We wtorek portal tvp.info informuje, że Prokuratura Okręgowa w Warszawie wszczęła dochodzenie z urzędu w sprawie znieważenia funkcjonariuszy.
– Prokuratura Okręgowa w Warszawie 8 listopada 2021 r. wszczęła dochodzenie w sprawie znieważenia funkcjonariuszy Straży Granicznej wykonujących czynności służbowe na granicy polsko-białoruskiej – potwierdza w rozmowie z portalem tvp.info rzeczniczka tej prokuratury Aleksandra Skrzyniarz.
– Zabezpieczany jest materiał dowodowy w sprawie, w szczególności treści dostępne w przestrzeni internetowej – dodaje.
Nazwała Straż Graniczną "mordercami"
4 listopada Barbara Kurdej-Szatan zamieściła na Instagramie wulgarny wpis, w którym nazwała funkcjonariuszy Straży Granicznej "mordercami" i "maszynami bez mózgu".
Wpis był reakcją na, nagrany z białoruskiej strony granicy, film umieszczony na profilu facebookowym Ogólnopolskiego Strajku Kobiet.
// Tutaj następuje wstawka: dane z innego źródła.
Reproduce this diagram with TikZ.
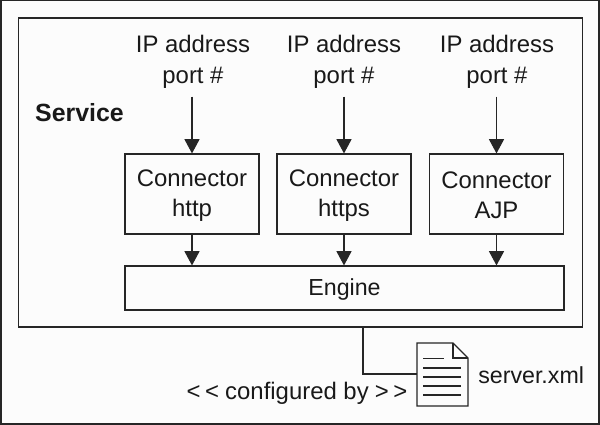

Widać na nim, jak funkcjonariusze Straży Granicznej odmawiają nielegalnego wstępu do Polski kilku kobietom z dziećmi.
"K***A !!!!!!!!!! K***aaaaaa !!!!!!!!!!!!!!!! Co tam się dzieje !!!!!!!! To jest k***a 'straż graniczna'????? 'Straż'?????????? To są maszyny bez serca bez mózgu bez NICZEGO!!!! Maszyny ślepo wykonujące rozkazy !!!!!K***a!!!!!! Jak tak można!!!!!!! Boli mnie serce boli mnie cała klatka piersiowa trzęsę się i ryczę!!!!!!! Mordercy!!!!! Chcecie takiego rządu wciąż????? Który zezwala na takie rzeczy wręcz rozkazuje tak się zachowywać??????? K***aaaaaaaaa!!!!!!!! I rząd, który zezwala na śmierć kobiet, zamiast na ich ratunek???? Wszyscy wiecie co się wydarzyło i co się dzieje dookoła!!!!!!" – napisała celebrytka na Instagramie. Wpis po krótkim czasie zniknął z jej profilu, nadal jednak krąży w sieci.